_PROBLEM DESCRIPTION_
Leave out every picture, then output exactly the lines between the ones holding "Rebuild this chart as a web page, using Apache" and "const axisTitle = 'Años';", inclusive, and nothing beyond them.

_Charts and diagrams as code_
____

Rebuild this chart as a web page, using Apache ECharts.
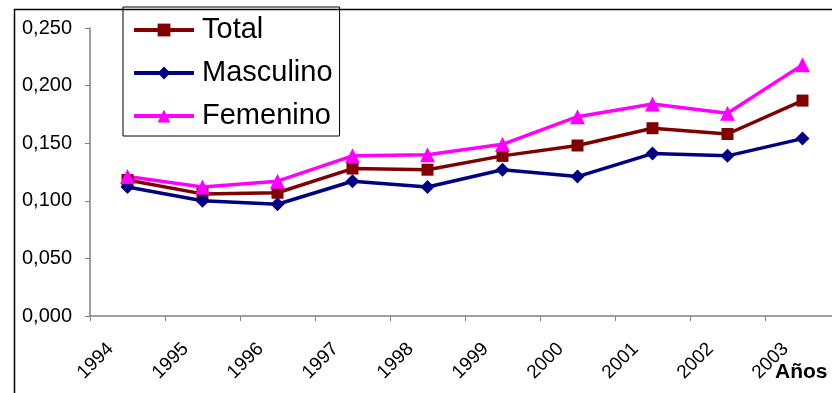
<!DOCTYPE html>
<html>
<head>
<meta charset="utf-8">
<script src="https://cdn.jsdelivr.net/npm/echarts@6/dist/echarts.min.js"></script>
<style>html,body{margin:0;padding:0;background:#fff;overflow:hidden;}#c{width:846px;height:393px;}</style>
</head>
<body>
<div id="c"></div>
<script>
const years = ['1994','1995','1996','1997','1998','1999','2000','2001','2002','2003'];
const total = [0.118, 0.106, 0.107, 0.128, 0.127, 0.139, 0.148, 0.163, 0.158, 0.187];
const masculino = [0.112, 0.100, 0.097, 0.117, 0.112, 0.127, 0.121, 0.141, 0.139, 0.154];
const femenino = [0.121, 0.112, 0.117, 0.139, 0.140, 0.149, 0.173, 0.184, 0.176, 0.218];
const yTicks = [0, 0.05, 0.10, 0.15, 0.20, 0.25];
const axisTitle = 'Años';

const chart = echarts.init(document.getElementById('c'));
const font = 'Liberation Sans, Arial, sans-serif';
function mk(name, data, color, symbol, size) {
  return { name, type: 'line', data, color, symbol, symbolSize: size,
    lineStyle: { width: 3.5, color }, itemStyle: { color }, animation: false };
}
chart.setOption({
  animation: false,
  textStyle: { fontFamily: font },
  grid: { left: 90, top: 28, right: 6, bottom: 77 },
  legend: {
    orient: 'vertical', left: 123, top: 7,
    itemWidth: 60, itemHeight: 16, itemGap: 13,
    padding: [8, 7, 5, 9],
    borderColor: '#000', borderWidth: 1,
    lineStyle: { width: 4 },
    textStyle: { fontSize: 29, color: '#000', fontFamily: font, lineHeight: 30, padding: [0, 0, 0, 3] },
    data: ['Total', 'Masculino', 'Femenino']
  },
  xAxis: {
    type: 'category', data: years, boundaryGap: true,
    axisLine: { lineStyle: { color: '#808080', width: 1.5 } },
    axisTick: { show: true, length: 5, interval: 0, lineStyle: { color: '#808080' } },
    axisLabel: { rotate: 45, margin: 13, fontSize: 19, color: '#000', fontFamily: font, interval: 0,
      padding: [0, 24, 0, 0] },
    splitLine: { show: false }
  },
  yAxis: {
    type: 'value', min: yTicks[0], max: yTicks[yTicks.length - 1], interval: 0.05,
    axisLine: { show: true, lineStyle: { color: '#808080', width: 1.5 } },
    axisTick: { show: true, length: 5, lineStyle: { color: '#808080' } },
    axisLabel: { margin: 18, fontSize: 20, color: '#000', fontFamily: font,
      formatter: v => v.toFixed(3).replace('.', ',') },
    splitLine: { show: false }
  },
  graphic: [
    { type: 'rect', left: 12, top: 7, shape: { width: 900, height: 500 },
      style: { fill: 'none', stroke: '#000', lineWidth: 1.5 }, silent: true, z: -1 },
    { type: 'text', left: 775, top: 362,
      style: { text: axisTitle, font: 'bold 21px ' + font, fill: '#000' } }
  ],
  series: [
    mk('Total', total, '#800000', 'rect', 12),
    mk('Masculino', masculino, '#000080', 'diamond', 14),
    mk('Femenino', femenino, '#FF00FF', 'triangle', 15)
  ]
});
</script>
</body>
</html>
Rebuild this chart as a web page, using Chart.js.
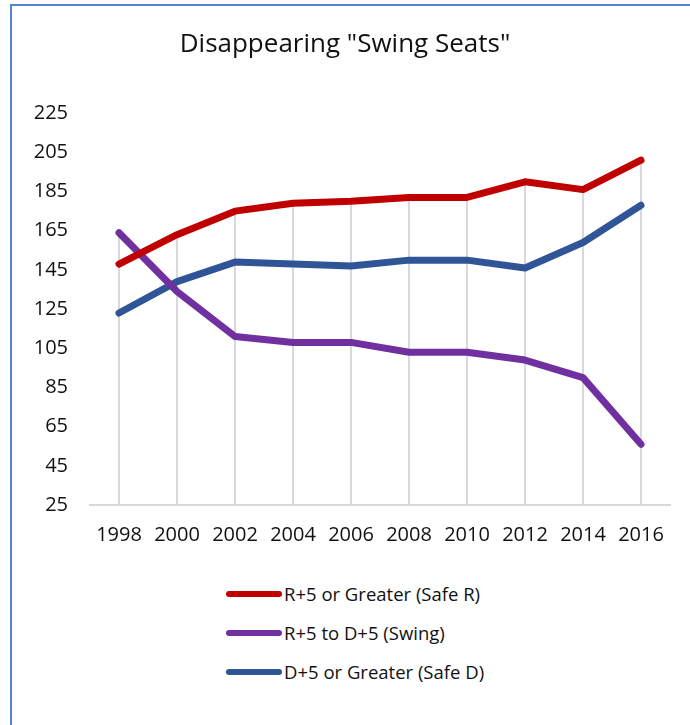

____

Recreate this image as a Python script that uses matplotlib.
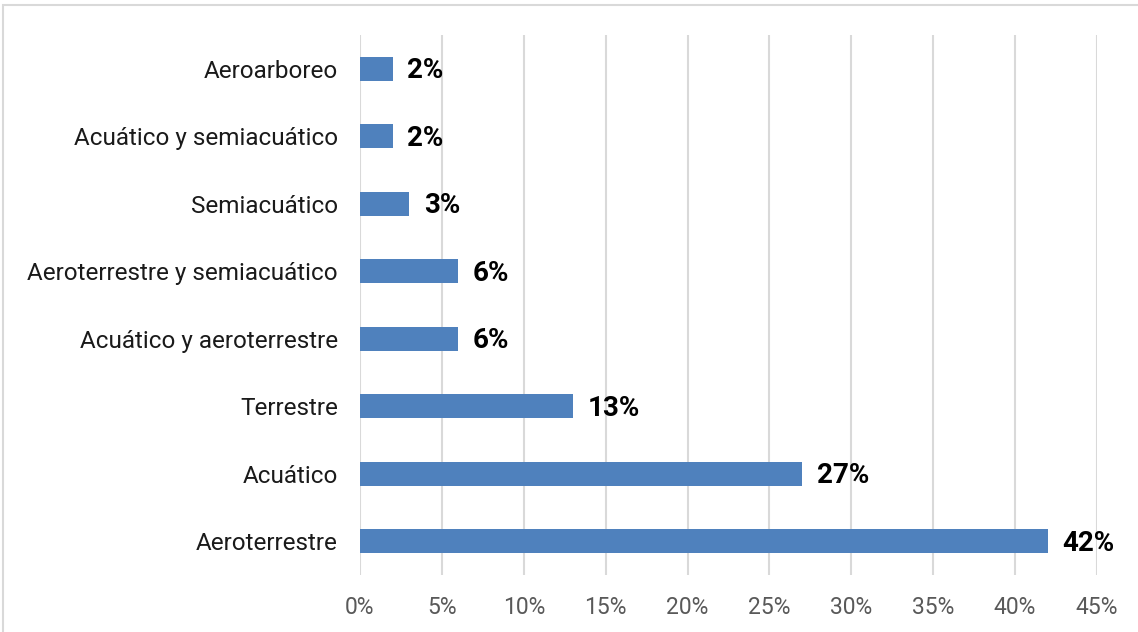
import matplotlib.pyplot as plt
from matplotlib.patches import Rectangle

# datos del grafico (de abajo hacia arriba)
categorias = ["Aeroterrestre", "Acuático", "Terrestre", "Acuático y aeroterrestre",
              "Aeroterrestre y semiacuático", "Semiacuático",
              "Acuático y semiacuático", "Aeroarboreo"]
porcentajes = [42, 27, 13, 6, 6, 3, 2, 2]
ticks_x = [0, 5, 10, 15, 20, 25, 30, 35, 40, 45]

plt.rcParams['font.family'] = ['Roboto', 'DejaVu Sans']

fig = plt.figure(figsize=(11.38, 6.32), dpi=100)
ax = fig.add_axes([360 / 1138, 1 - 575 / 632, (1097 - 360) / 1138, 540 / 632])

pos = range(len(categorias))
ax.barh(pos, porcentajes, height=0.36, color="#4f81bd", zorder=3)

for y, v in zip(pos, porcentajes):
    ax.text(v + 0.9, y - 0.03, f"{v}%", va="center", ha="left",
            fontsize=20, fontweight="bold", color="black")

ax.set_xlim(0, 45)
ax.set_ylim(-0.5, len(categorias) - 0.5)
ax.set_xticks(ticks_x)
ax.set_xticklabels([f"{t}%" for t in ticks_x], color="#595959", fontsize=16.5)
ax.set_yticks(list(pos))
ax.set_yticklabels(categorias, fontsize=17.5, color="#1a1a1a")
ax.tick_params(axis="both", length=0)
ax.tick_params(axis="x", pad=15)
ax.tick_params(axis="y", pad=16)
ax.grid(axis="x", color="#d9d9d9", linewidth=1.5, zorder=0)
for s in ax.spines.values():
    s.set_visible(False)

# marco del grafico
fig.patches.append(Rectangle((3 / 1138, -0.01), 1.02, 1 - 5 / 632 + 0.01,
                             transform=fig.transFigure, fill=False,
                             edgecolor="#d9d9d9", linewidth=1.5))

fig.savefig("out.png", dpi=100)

____

_WRITTEN ANSWER_
Rebuild this chart as a web page, using Apache ECharts.
<!DOCTYPE html>
<html>
<head>
<meta charset="utf-8">
<script src="https://cdn.jsdelivr.net/npm/echarts@6/dist/echarts.min.js"></script>
<style>html,body{margin:0;padding:0;background:#fff;overflow:hidden;}#c{width:846px;height:393px;}</style>
</head>
<body>
<div id="c"></div>
<script>
const years = ['1994','1995','1996','1997','1998','1999','2000','2001','2002','2003'];
const total = [0.118, 0.106, 0.107, 0.128, 0.127, 0.139, 0.148, 0.163, 0.158, 0.187];
const masculino = [0.112, 0.100, 0.097, 0.117, 0.112, 0.127, 0.121, 0.141, 0.139, 0.154];
const femenino = [0.121, 0.112, 0.117, 0.139, 0.140, 0.149, 0.173, 0.184, 0.176, 0.218];
const yTicks = [0, 0.05, 0.10, 0.15, 0.20, 0.25];
const axisTitle = 'Años';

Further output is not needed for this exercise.